Château Sainte Anne, from Bandol, Provence is becoming a refined cult wine favorite, both for the Bandol red (60% Mourvèdre grapes) and the Bandol white (Clairette and Ugni Blanc grapes). Both retail in the $23 range for recent vintages. The 2005 Bandol red, if you can still find it, is said to be delicious.
The Château de Roquefort Corail 2011 ($16) is made at Roquefort-la-Bédoule, some 20 miles from Aix-en-Provence. Last year a freak hailstorm hit the property, which is at an altitude of 1,000 feet, and destroyed 100% of the growing crop in just 7 minutes! Some neighbors pitched in, pledging part of their own crops! Raimond de Villeneuve of Château Roquefort issued a special blend for the year, a testament to the definition of good neighbors! Currently Monsieur de Villeneuve is experimenting with Cabernet Franc cultivation. Let’s hope it works as well in Provence, as it has in the Loire Valley.

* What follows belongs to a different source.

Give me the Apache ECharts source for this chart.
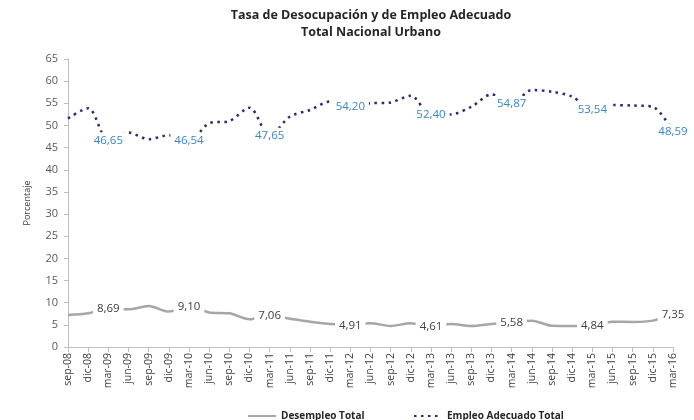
<!DOCTYPE html>
<html>
<head>
<meta charset="utf-8">
<script src="https://cdn.jsdelivr.net/npm/echarts@6/dist/echarts.min.js"></script>
<style>
  html, body { margin: 0; padding: 0; background: #fff; }
  #chart { width: 694px; height: 420px; }
</style>
</head>
<body>
<div id="chart"></div>
<script>
const categories = [
  'sep-08', 'dic-08', 'mar-09', 'jun-09', 'sep-09', 'dic-09', 'mar-10', 'jun-10',
  'sep-10', 'dic-10', 'mar-11', 'jun-11', 'sep-11', 'dic-11', 'mar-12', 'jun-12',
  'sep-12', 'dic-12', 'mar-13', 'jun-13', 'sep-13', 'dic-13', 'mar-14', 'jun-14',
  'sep-14', 'dic-14', 'mar-15', 'jun-15', 'sep-15', 'dic-15', 'mar-16'
]
const desempleo = [
  7.2, 7.6, 8.69, 8.5, 9.25, 8.0, 9.10, 7.8,
  7.6, 6.25, 7.06, 6.4, 5.7, 5.2, 4.91, 5.35,
  4.75, 5.35, 4.61, 5.2, 4.75, 5.2, 5.58, 5.95,
  4.8, 4.75, 4.84, 5.7, 5.65, 5.95, 7.35
]
const empleoAdecuado = [
  51.6, 53.9, 46.65, 48.4, 46.9, 47.8, 46.54, 50.5,
  51.0, 54.0, 47.65, 52.0, 53.5, 55.4, 54.20, 55.0,
  55.2, 56.7, 52.40, 52.5, 54.2, 57.0, 54.87, 58.0,
  57.6, 56.5, 53.54, 54.6, 54.5, 54.2, 48.59
]
const yTicks = { min: 0, max: 65, interval: 5 }

// only every 4th point (the march ones) carries a label
const showLabel = (i) => i % 4 === 2

const fmt = (v) => v.toFixed(2).replace('.', ',')

function withLabels(values, color) {
  return values.map((v, i) => ({
    value: v,
    label: {
      show: showLabel(i),
      position: 'inside',
      formatter: fmt(v),
      color: color,
      fontSize: 11.5,
      fontFamily: 'Open Sans',
      backgroundColor: '#fff',
      padding: [2, 4]
    }
  }))
}

const chart = echarts.init(document.getElementById('chart'))

const legendText = { fontSize: 10, fontWeight: 'bold', color: '#262626', fontFamily: 'Open Sans' }

const option = {
  animation: false,
  title: {
    text: 'Tasa de Desocupación y de Empleo Adecuado\nTotal Nacional Urbano',
    left: 366,
    textAlign: 'center',
    top: 2,
    textStyle: {
      fontSize: 12.5,
      fontWeight: 'bold',
      color: '#262626',
      fontFamily: 'Open Sans',
      lineHeight: 17
    }
  },
  legend: [
    {
      orient: 'horizontal',
      top: 406,
      left: 242,
      itemWidth: 28,
      itemHeight: 8,
      itemStyle: { opacity: 0 },
      textStyle: legendText,
      data: ['Desempleo Total']
    },
    {
      orient: 'horizontal',
      top: 406,
      left: 408,
      itemWidth: 28,
      itemHeight: 8,
      itemStyle: { opacity: 0 },
      textStyle: legendText,
      data: ['Empleo Adecuado Total']
    }
  ],
  grid: { left: 68, right: 21, top: 59, bottom: 73 },
  xAxis: {
    type: 'category',
    data: categories,
    boundaryGap: false,
    axisLine: { lineStyle: { color: '#bfbfbf' } },
    axisTick: { show: true, alignWithLabel: true, lineStyle: { color: '#bfbfbf' } },
    axisLabel: {
      rotate: 90,
      interval: 0,
      fontSize: 10.5,
      color: '#404040',
      fontFamily: 'Open Sans',
      margin: 6
    }
  },
  yAxis: {
    type: 'value',
    min: yTicks.min,
    max: yTicks.max,
    interval: yTicks.interval,
    name: 'Porcentaje',
    nameLocation: 'middle',
    nameGap: 36,
    nameTextStyle: { fontSize: 9, color: '#404040', fontFamily: 'Open Sans' },
    splitLine: { show: false },
    axisLine: { show: true, lineStyle: { color: '#bfbfbf' } },
    axisTick: { show: true, length: 4, lineStyle: { color: '#bfbfbf' } },
    axisLabel: { fontSize: 11, color: '#595959', fontFamily: 'Open Sans', margin: 10 }
  },
  series: [
    {
      name: 'Desempleo Total',
      type: 'line',
      smooth: 0.3,
      symbol: 'circle',
      symbolSize: 0,
      showSymbol: true,
      itemStyle: { color: '#a6a6a6' },
      lineStyle: { color: '#a6a6a6', width: 2.5 },
      data: withLabels(desempleo, '#404040')
    },
    {
      name: 'Empleo Adecuado Total',
      type: 'line',
      smooth: 0.3,
      symbol: 'circle',
      symbolSize: 0,
      showSymbol: true,
      itemStyle: { color: '#2b2a72' },
      lineStyle: { color: '#2b2a72', width: 2.5, type: [2.5, 4.5] },
      data: withLabels(empleoAdecuado, '#3a85c6')
    }
  ]
}

chart.setOption(option)
</script>
</body>
</html>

The Domaine Henri Milan also produces fine wines in the Les-Baux-de-Provence AOC. Their 2006, a Rhône Valley style blended red wine made from grapes whose vines average 16 years old, gathered rave reviews in both New York and Australia.
Stop by and see one of these wonderful and unpretentious estates when you are in Provence. And oh yes, don’t forget to try Château Miraval, owned by Brad Pitt and Angelina Jolie. The 2012 vintage is ready, and their new line of wines includes red, white and rosé wines. Of course, the grapes are organically raised!